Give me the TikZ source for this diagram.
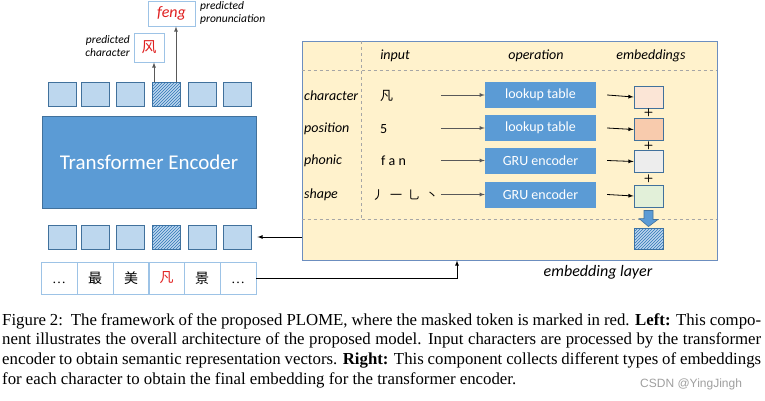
\documentclass[tikz,border=0pt]{standalone}
\usepackage{fontspec}
\setmainfont{Liberation Serif}
\newfontfamily\diafont{Carlito}
\newfontfamily\cjk{Noto Sans CJK SC}
\usetikzlibrary{patterns,calc}
\definecolor{encblue}{HTML}{5B9BD5}
\definecolor{edgeblue}{HTML}{41719C}
\definecolor{sqblue}{HTML}{BDD7EE}
\definecolor{hatchblue}{HTML}{2E75B6}
\definecolor{layerbg}{HTML}{FFF2CC}
\definecolor{layeredge}{HTML}{6C8EBF}
\definecolor{tokedge}{HTML}{9DC3E6}
\definecolor{predred}{HTML}{E02020}
\definecolor{arrgray}{HTML}{595959}

\begin{document}
\begin{tikzpicture}[x=1pt,y=-1pt,
    sq/.style={draw=edgeblue,fill=sqblue,line width=.9pt,minimum width=28pt,
      minimum height=24pt,inner sep=0pt},
    hatched/.style={sq,postaction={pattern=north east lines,pattern color=hatchblue}},
    tok/.style={draw=tokedge,minimum width=35.8pt,minimum height=32pt,inner sep=0pt,
      font=\cjk\fontsize{14}{14}\selectfont},
    opbox/.style={fill=encblue,minimum width=111pt,minimum height=26pt,inner sep=0pt,
      text=white,font=\diafont\fontsize{14}{14}\selectfont},
    embbox/.style={draw=edgeblue,line width=.9pt,minimum width=29pt,minimum height=22pt,
      inner sep=0pt},
    lbl/.style={font=\diafont\itshape\fontsize{14}{14}\selectfont,inner sep=0pt},
    predbox/.style={draw=tokedge,fill=white,line width=.8pt,inner sep=0pt},
    arr/.style={-latex,arrgray,line width=.8pt}]
  \useasboundingbox (0,0) rectangle (765,401);

  % left part: encoder with token rows
  \node[draw=edgeblue,fill=encblue,line width=.9pt,minimum width=214pt,minimum height=92pt,
    text=white,font=\diafont\fontsize{21}{21}\selectfont] (enc) at (149,162) {Transformer Encoder};
  \foreach \i/\x in {1/62,2/95,3/130,5/202,6/237} {
    \node[sq] (t\i) at (\x,94.5) {};
    \node[sq] (b\i) at (\x,237) {};
  }
  \node[hatched] (t4) at (166,94.5) {};
  \node[hatched] (b4) at (166,237) {};
  \foreach \i/\x/\c in {1/59/{\vphantom{景}\rmfamily\ldots},2/95/最,3/131/美,4/166.5/\textcolor{predred}{凡},5/202/景,6/238/{\vphantom{景}\rmfamily\ldots}}
    \node[tok] (tok\i) at (\x,278) {\c};

  % predictions
  \node[predbox,minimum width=30pt,minimum height=29pt,text=predred,
    font=\cjk\fontsize{15}{15}\selectfont] (pc) at (149,47.5) {风};
  \node[predbox,minimum width=47pt,minimum height=25pt,text=predred,
    font=\diafont\itshape\fontsize{16}{16}\selectfont] (pp) at (171.5,13.5) {feng};
  \node[lbl,font=\diafont\itshape\fontsize{11.5}{13.5}\selectfont,align=right,anchor=east]
    at (130,46) {predicted\\character};
  \node[lbl,font=\diafont\itshape\fontsize{11.5}{13.5}\selectfont,align=left,anchor=west]
    at (200,13) {predicted\\pronunciation};
  \draw[arr] ([xshift=-12pt]t4.north) -- ([xshift=-12pt]t4.north |- pc.south);
  \draw[arr] ([xshift=10pt]t4.north) -- ([xshift=10pt]t4.north |- pp.south);

  % right part: embedding layer
  \node[draw=layeredge,fill=layerbg,line width=.9pt,minimum width=415pt,
    minimum height=219pt,inner sep=0pt] (emb) at (509.5,150.5) {};
  \draw[gray!70,dashed,line width=.5pt] (361,41) -- (361,219);
  \draw[gray!70,dashed,line width=.5pt] (emb.west |- 0,70) -- (emb.east |- 0,70);
  \draw[gray!70,dashed,line width=.5pt] (emb.west |- 0,219) -- (emb.east |- 0,219);
  \node[lbl] at (395,56) {input};
  \node[lbl] at (536,56) {operation};
  \node[lbl] at (651,56) {embeddings};

  \node[lbl,anchor=west] at (304,96) {character};
  \node[lbl,anchor=west] at (304,129) {position};
  \node[lbl,anchor=west] at (304,161) {phonic};
  \node[lbl,anchor=west] at (304,195) {shape};
  \node[anchor=west,inner sep=0pt,font=\cjk\fontsize{13}{13}\selectfont] at (380,96) {凡};
  \node[anchor=west,inner sep=0pt,font=\diafont\fontsize{14}{14}\selectfont] at (380,129) {5};
  \node[anchor=west,inner sep=0pt,font=\diafont\fontsize{14}{14}\selectfont] at (381,161) {f a n};
  \node[anchor=west,inner sep=0pt,font=\cjk\fontsize{12}{12}\selectfont] at (372,195) {丿\enspace 一\enspace 乚\enspace 丶};

  \node[opbox] (op1) at (540.5,95) {lookup table};
  \node[opbox] (op2) at (540.5,128) {lookup table};
  \node[opbox] (op3) at (540.5,160.5) {GRU encoder};
  \node[opbox] (op4) at (540.5,194.5) {GRU encoder};
  \node[embbox,fill={rgb,255:red,251;green,229;blue,214}] (e1) at (648.5,97) {};
  \node[embbox,fill={rgb,255:red,248;green,203;blue,173}] (e2) at (648.5,129.5) {};
  \node[embbox,fill={rgb,255:red,237;green,237;blue,237}] (e3) at (648.5,161.5) {};
  \node[embbox,fill={rgb,255:red,226;green,240;blue,217}] (e4) at (648.5,196) {};
  \node[hatched,minimum width=29pt,minimum height=21pt] (efin) at (648.5,238.5) {};
  \foreach \i in {1,...,4} {
    \draw[arr] ([xshift=-44pt]op\i.west) -- (op\i.west);
    \draw[-latex,black,line width=.8pt] ([xshift=11pt]op\i.east) -- (e\i.west);
  }
  \foreach \i/\j in {1/2,2/3,3/4}
    \node[inner sep=0pt,font=\sffamily\bfseries\fontsize{11}{11}\selectfont] at ($(e\i.south)!.5!(e\j.north)$) {+};
  % block arrow down
  \draw[draw=edgeblue,fill=encblue,line width=.6pt]
    ($(e4.south)+(-4.5,3)$) -- ++(9,0) -- ++(0,9) -- ++(5,0) -- ($(efin.north)+(0,-1)$)
    -- ++(-9.5,-8) -- ++(5,0) -- cycle;
  \node[lbl,font=\diafont\itshape\fontsize{16}{16}\selectfont] at (598,272) {embedding layer};

  % connections between the two parts
  \draw[-latex,black,line width=.8pt] (tok6.east) -| ([xshift=-52.5pt]emb.south);
  \draw[-latex,black,line width=.8pt] (emb.west |- b6.east) -- ([xshift=6pt]b6.east);

  % caption
  \node[anchor=north west,inner sep=0pt,text width=759pt,align=justify,
    font=\fontsize{16.8}{19.8}\selectfont] (cap) at (2,313)
    {Figure 2:\ \ The framework of the proposed PLOME, where the masked token is marked in red. \textbf{Left:} This compo-\linebreak
     nent illustrates the overall architecture of the proposed model. Input characters are processed by the transformer\linebreak
     encoder to obtain semantic representation vectors. \textbf{Right:} This component collects different types of embeddings\linebreak
     for each character to obtain the final embedding for the transformer encoder.};
  \node[anchor=west,inner sep=0pt,text=gray!75,font=\fontspec{Liberation Sans}\fontsize{12}{12}\selectfont]
    (wm) at (640,384) {CSDN @YingJingh};
\end{tikzpicture}
\end{document}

=-=-=

Written exercise :: Write out the material above again, word for word, minus its pictures.

Expected answer ::
Give me the TikZ source for this diagram.
\documentclass[tikz,border=0pt]{standalone}
\usepackage{fontspec}
\setmainfont{Liberation Serif}
\newfontfamily\diafont{Carlito}
\newfontfamily\cjk{Noto Sans CJK SC}
\usetikzlibrary{patterns,calc}
\definecolor{encblue}{HTML}{5B9BD5}
\definecolor{edgeblue}{HTML}{41719C}
\definecolor{sqblue}{HTML}{BDD7EE}
\definecolor{hatchblue}{HTML}{2E75B6}
\definecolor{layerbg}{HTML}{FFF2CC}
\definecolor{layeredge}{HTML}{6C8EBF}
\definecolor{tokedge}{HTML}{9DC3E6}
\definecolor{predred}{HTML}{E02020}
\definecolor{arrgray}{HTML}{595959}

\begin{document}
\begin{tikzpicture}[x=1pt,y=-1pt,
    sq/.style={draw=edgeblue,fill=sqblue,line width=.9pt,minimum width=28pt,
      minimum height=24pt,inner sep=0pt},
    hatched/.style={sq,postaction={pattern=north east lines,pattern color=hatchblue}},
    tok/.style={draw=tokedge,minimum width=35.8pt,minimum height=32pt,inner sep=0pt,
      font=\cjk\fontsize{14}{14}\selectfont},
    opbox/.style={fill=encblue,minimum width=111pt,minimum height=26pt,inner sep=0pt,
      text=white,font=\diafont\fontsize{14}{14}\selectfont},
    embbox/.style={draw=edgeblue,line width=.9pt,minimum width=29pt,minimum height=22pt,
      inner sep=0pt},
    lbl/.style={font=\diafont\itshape\fontsize{14}{14}\selectfont,inner sep=0pt},
    predbox/.style={draw=tokedge,fill=white,line width=.8pt,inner sep=0pt},
    arr/.style={-latex,arrgray,line width=.8pt}]
  \useasboundingbox (0,0) rectangle (765,401);

  % left part: encoder with token rows
  \node[draw=edgeblue,fill=encblue,line width=.9pt,minimum width=214pt,minimum height=92pt,
    text=white,font=\diafont\fontsize{21}{21}\selectfont] (enc) at (149,162) {Transformer Encoder};
  \foreach \i/\x in {1/62,2/95,3/130,5/202,6/237} {
    \node[sq] (t\i) at (\x,94.5) {};
    \node[sq] (b\i) at (\x,237) {};
  }
  \node[hatched] (t4) at (166,94.5) {};
  \node[hatched] (b4) at (166,237) {};
  \foreach \i/\x/\c in {1/59/{\vphantom{景}\rmfamily\ldots},2/95/最,3/131/美,4/166.5/\textcolor{predred}{凡},5/202/景,6/238/{\vphantom{景}\rmfamily\ldots}}
    \node[tok] (tok\i) at (\x,278) {\c};

  % predictions
  \node[predbox,minimum width=30pt,minimum height=29pt,text=predred,
    font=\cjk\fontsize{15}{15}\selectfont] (pc) at (149,47.5) {风};
  \node[predbox,minimum width=47pt,minimum height=25pt,text=predred,
    font=\diafont\itshape\fontsize{16}{16}\selectfont] (pp) at (171.5,13.5) {feng};
  \node[lbl,font=\diafont\itshape\fontsize{11.5}{13.5}\selectfont,align=right,anchor=east]
    at (130,46) {predicted\\character};
  \node[lbl,font=\diafont\itshape\fontsize{11.5}{13.5}\selectfont,align=left,anchor=west]
    at (200,13) {predicted\\pronunciation};
  \draw[arr] ([xshift=-12pt]t4.north) -- ([xshift=-12pt]t4.north |- pc.south);
  \draw[arr] ([xshift=10pt]t4.north) -- ([xshift=10pt]t4.north |- pp.south);

  % right part: embedding layer
  \node[draw=layeredge,fill=layerbg,line width=.9pt,minimum width=415pt,
    minimum height=219pt,inner sep=0pt] (emb) at (509.5,150.5) {};
  \draw[gray!70,dashed,line width=.5pt] (361,41) -- (361,219);
  \draw[gray!70,dashed,line width=.5pt] (emb.west |- 0,70) -- (emb.east |- 0,70);
  \draw[gray!70,dashed,line width=.5pt] (emb.west |- 0,219) -- (emb.east |- 0,219);
  \node[lbl] at (395,56) {input};
  \node[lbl] at (536,56) {operation};
  \node[lbl] at (651,56) {embeddings};

  \node[lbl,anchor=west] at (304,96) {character};
  \node[lbl,anchor=west] at (304,129) {position};
  \node[lbl,anchor=west] at (304,161) {phonic};
  \node[lbl,anchor=west] at (304,195) {shape};
  \node[anchor=west,inner sep=0pt,font=\cjk\fontsize{13}{13}\selectfont] at (380,96) {凡};
  \node[anchor=west,inner sep=0pt,font=\diafont\fontsize{14}{14}\selectfont] at (380,129) {5};
  \node[anchor=west,inner sep=0pt,font=\diafont\fontsize{14}{14}\selectfont] at (381,161) {f a n};
  \node[anchor=west,inner sep=0pt,font=\cjk\fontsize{12}{12}\selectfont] at (372,195) {丿\enspace 一\enspace 乚\enspace 丶};

  \node[opbox] (op1) at (540.5,95) {lookup table};
  \node[opbox] (op2) at (540.5,128) {lookup table};
  \node[opbox] (op3) at (540.5,160.5) {GRU encoder};
  \node[opbox] (op4) at (540.5,194.5) {GRU encoder};
  \node[embbox,fill={rgb,255:red,251;green,229;blue,214}] (e1) at (648.5,97) {};
  \node[embbox,fill={rgb,255:red,248;green,203;blue,173}] (e2) at (648.5,129.5) {};
  \node[embbox,fill={rgb,255:red,237;green,237;blue,237}] (e3) at (648.5,161.5) {};
  \node[embbox,fill={rgb,255:red,226;green,240;blue,217}] (e4) at (648.5,196) {};
  \node[hatched,minimum width=29pt,minimum height=21pt] (efin) at (648.5,238.5) {};
  \foreach \i in {1,...,4} {
    \draw[arr] ([xshift=-44pt]op\i.west) -- (op\i.west);
    \draw[-latex,black,line width=.8pt] ([xshift=11pt]op\i.east) -- (e\i.west);
  }
  \foreach \i/\j in {1/2,2/3,3/4}
    \node[inner sep=0pt,font=\sffamily\bfseries\fontsize{11}{11}\selectfont] at ($(e\i.south)!.5!(e\j.north)$) {+};
  % block arrow down
  \draw[draw=edgeblue,fill=encblue,line width=.6pt]
    ($(e4.south)+(-4.5,3)$) -- ++(9,0) -- ++(0,9) -- ++(5,0) -- ($(efin.north)+(0,-1)$)
    -- ++(-9.5,-8) -- ++(5,0) -- cycle;
  \node[lbl,font=\diafont\itshape\fontsize{16}{16}\selectfont] at (598,272) {embedding layer};

  % connections between the two parts
  \draw[-latex,black,line width=.8pt] (tok6.east) -| ([xshift=-52.5pt]emb.south);
  \draw[-latex,black,line width=.8pt] (emb.west |- b6.east) -- ([xshift=6pt]b6.east);

  % caption
  \node[anchor=north west,inner sep=0pt,text width=759pt,align=justify,
    font=\fontsize{16.8}{19.8}\selectfont] (cap) at (2,313)
    {Figure 2:\ \ The framework of the proposed PLOME, where the masked token is marked in red. \textbf{Left:} This compo-\linebreak
     nent illustrates the overall architecture of the proposed model. Input characters are processed by the transformer\linebreak
     encoder to obtain semantic representation vectors. \textbf{Right:} This component collects different types of embeddings\linebreak
     for each character to obtain the final embedding for the transformer encoder.};
  \node[anchor=west,inner sep=0pt,text=gray!75,font=\fontspec{Liberation Sans}\fontsize{12}{12}\selectfont]
    (wm) at (640,384) {CSDN @YingJingh};
\end{tikzpicture}
\end{document}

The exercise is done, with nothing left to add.